TASK TO COMPLETE
Locate the word "chart" in the data below, then copy every line that holds it.

DATA PROVIDED
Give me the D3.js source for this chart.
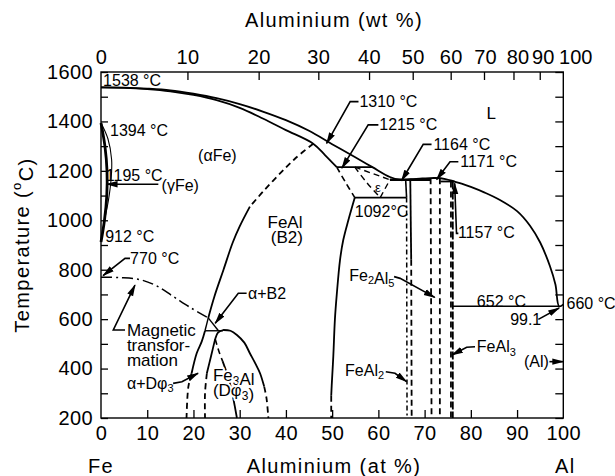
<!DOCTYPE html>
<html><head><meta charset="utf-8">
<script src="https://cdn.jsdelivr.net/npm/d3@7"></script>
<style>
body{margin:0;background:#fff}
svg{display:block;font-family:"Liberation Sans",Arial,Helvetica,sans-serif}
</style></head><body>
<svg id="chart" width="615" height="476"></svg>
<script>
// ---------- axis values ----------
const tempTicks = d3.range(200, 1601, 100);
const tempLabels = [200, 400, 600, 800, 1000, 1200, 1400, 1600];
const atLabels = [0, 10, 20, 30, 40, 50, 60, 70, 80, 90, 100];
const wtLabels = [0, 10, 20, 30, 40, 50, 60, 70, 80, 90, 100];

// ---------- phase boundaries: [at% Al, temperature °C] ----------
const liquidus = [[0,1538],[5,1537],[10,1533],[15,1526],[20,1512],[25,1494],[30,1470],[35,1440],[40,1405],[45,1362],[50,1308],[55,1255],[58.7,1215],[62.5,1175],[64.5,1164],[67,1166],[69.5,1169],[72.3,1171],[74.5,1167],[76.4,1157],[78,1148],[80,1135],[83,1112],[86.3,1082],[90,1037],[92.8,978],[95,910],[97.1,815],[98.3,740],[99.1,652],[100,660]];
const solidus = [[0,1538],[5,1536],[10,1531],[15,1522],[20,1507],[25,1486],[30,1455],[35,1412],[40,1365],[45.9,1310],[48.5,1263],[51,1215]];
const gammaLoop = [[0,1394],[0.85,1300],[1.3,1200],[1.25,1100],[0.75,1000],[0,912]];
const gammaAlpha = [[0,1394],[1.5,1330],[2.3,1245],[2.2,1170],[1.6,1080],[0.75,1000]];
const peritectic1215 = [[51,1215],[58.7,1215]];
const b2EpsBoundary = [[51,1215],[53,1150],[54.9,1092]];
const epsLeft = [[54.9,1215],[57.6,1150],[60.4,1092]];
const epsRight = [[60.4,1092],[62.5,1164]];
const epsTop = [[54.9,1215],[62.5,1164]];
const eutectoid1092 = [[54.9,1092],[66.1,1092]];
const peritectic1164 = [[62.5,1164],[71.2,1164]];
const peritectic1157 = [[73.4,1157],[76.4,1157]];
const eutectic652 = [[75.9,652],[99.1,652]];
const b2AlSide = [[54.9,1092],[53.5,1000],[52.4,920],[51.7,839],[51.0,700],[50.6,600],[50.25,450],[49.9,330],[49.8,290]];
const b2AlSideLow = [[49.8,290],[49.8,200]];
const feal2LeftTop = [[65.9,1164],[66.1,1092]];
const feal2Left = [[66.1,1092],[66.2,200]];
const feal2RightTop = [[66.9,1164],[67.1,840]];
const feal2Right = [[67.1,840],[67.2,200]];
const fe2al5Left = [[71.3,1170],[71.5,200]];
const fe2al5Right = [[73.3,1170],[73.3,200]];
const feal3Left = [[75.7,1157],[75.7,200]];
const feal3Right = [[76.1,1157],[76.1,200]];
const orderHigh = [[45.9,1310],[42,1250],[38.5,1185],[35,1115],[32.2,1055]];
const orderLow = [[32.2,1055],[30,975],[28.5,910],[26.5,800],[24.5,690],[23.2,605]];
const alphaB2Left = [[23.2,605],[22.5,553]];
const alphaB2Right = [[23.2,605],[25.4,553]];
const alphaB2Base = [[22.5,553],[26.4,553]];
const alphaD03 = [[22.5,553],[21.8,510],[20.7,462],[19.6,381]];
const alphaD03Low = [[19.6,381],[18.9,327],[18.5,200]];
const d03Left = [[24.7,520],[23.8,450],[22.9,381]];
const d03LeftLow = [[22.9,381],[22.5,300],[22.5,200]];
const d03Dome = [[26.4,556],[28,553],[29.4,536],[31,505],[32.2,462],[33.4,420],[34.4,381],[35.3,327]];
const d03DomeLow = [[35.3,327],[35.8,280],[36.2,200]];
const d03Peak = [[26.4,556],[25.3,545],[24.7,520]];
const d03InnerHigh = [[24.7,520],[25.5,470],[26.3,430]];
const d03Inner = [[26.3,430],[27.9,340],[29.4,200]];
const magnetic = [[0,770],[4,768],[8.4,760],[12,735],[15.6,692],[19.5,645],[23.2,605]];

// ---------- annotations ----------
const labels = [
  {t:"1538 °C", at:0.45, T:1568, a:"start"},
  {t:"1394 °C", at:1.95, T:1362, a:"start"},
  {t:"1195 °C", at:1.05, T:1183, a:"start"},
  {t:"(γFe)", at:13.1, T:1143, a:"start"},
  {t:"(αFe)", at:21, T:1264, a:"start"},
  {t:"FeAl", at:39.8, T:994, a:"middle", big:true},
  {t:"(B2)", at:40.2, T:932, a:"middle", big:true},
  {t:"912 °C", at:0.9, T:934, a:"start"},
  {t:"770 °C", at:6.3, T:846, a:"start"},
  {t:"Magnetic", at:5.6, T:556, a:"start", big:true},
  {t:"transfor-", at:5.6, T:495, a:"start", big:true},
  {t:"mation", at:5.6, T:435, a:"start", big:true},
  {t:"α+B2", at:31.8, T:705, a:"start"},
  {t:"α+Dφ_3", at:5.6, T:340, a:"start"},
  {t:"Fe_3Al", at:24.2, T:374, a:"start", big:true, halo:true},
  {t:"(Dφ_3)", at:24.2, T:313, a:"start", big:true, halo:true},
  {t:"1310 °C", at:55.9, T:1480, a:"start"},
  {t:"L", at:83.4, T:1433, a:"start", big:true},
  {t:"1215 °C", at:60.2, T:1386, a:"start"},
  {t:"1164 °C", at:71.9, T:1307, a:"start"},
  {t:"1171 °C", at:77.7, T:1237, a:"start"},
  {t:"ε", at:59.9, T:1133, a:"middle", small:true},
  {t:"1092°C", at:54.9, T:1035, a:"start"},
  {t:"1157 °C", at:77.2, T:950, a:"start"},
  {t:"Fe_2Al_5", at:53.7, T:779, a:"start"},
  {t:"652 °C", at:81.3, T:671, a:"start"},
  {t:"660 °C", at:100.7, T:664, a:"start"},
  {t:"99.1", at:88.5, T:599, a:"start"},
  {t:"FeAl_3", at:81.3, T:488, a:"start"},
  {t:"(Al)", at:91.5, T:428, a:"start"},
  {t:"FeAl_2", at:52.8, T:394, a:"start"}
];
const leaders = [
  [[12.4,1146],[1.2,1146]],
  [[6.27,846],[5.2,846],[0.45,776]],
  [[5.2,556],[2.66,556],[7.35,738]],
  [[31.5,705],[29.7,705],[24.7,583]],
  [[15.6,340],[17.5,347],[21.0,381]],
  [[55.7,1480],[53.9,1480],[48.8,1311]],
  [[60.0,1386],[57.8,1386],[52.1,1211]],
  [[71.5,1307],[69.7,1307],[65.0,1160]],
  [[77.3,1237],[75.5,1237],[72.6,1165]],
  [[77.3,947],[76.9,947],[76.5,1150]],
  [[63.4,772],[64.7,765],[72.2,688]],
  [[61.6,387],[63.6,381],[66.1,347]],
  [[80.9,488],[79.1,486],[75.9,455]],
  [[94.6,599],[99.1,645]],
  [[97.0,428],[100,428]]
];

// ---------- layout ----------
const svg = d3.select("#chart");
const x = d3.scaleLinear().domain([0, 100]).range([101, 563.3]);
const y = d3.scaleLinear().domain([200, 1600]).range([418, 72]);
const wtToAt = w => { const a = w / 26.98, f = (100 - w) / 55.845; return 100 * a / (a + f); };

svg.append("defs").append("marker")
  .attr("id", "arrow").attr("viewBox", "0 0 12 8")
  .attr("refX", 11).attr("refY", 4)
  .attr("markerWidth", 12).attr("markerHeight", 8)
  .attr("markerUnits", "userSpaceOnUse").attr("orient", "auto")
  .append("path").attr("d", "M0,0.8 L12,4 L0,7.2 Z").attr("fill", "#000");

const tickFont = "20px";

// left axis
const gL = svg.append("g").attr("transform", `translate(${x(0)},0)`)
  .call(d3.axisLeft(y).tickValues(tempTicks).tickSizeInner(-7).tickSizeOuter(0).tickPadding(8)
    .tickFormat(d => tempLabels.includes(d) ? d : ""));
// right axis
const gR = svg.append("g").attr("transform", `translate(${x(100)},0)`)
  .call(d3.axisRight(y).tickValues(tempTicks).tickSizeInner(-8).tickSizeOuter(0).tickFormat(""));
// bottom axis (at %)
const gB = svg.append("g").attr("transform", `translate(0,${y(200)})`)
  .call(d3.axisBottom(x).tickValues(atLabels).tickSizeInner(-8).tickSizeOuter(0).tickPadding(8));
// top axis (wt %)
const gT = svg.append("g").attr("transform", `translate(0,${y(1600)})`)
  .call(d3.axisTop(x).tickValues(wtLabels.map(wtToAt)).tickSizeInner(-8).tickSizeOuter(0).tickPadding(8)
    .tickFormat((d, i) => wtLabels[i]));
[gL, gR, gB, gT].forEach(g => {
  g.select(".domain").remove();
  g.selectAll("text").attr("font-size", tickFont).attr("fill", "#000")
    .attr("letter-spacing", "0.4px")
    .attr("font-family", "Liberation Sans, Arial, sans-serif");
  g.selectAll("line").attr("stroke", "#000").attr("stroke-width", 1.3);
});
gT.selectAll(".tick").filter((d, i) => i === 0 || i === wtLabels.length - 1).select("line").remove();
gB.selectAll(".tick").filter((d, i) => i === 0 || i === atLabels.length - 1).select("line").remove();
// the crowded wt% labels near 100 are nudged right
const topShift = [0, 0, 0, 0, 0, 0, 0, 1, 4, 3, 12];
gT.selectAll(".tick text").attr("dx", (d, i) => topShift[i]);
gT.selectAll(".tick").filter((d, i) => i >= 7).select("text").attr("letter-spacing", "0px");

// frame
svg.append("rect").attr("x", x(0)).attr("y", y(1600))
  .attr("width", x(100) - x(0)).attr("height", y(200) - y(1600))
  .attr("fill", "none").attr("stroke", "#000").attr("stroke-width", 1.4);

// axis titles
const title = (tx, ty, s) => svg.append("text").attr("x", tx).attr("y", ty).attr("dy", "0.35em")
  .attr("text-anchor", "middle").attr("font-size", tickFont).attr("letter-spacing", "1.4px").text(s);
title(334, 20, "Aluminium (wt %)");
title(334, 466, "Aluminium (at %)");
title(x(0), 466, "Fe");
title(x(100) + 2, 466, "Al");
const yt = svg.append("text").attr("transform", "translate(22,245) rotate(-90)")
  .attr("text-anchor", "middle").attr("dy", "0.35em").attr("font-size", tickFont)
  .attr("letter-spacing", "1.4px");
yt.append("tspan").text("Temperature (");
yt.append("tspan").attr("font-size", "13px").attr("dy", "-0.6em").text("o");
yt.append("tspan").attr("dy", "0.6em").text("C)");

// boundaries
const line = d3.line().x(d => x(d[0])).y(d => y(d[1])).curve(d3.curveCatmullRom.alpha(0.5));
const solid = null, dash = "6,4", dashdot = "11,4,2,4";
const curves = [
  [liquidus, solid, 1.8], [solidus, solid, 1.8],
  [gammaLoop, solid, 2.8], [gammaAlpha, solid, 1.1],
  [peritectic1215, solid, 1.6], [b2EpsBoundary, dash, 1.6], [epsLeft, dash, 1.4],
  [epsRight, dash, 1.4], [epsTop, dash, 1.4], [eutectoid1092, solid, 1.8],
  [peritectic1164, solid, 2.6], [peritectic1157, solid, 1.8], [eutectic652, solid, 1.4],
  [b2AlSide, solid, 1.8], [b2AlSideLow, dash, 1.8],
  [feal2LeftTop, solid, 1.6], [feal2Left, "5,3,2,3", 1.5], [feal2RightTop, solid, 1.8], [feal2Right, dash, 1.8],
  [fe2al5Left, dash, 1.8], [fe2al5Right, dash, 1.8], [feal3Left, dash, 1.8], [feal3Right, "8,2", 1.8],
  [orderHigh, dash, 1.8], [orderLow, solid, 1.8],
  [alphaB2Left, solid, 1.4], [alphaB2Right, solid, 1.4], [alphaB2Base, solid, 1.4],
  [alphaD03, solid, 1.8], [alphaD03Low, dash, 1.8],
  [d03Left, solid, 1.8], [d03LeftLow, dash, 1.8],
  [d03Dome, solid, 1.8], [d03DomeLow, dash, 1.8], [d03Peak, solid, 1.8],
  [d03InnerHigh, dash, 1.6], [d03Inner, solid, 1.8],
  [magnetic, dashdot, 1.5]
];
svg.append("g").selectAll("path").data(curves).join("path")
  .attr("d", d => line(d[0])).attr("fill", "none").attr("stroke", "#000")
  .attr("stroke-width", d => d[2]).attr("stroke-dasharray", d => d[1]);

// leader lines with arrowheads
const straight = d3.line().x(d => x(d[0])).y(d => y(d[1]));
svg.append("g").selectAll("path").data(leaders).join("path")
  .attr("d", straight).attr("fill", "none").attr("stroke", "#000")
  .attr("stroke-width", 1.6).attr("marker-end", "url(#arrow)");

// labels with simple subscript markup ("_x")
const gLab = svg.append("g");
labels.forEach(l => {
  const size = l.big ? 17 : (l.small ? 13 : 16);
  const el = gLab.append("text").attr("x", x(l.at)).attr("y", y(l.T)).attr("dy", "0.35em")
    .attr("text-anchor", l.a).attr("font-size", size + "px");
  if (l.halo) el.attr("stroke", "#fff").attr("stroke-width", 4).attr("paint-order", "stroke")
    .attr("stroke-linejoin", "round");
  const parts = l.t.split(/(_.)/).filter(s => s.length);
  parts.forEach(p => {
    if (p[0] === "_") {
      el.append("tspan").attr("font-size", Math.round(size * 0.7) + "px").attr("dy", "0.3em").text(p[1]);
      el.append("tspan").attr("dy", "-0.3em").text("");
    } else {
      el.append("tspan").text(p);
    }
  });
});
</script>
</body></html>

TASK ANSWER
Give me the D3.js source for this chart.
<svg id="chart" width="615" height="476"></svg>
const svg = d3.select("#chart");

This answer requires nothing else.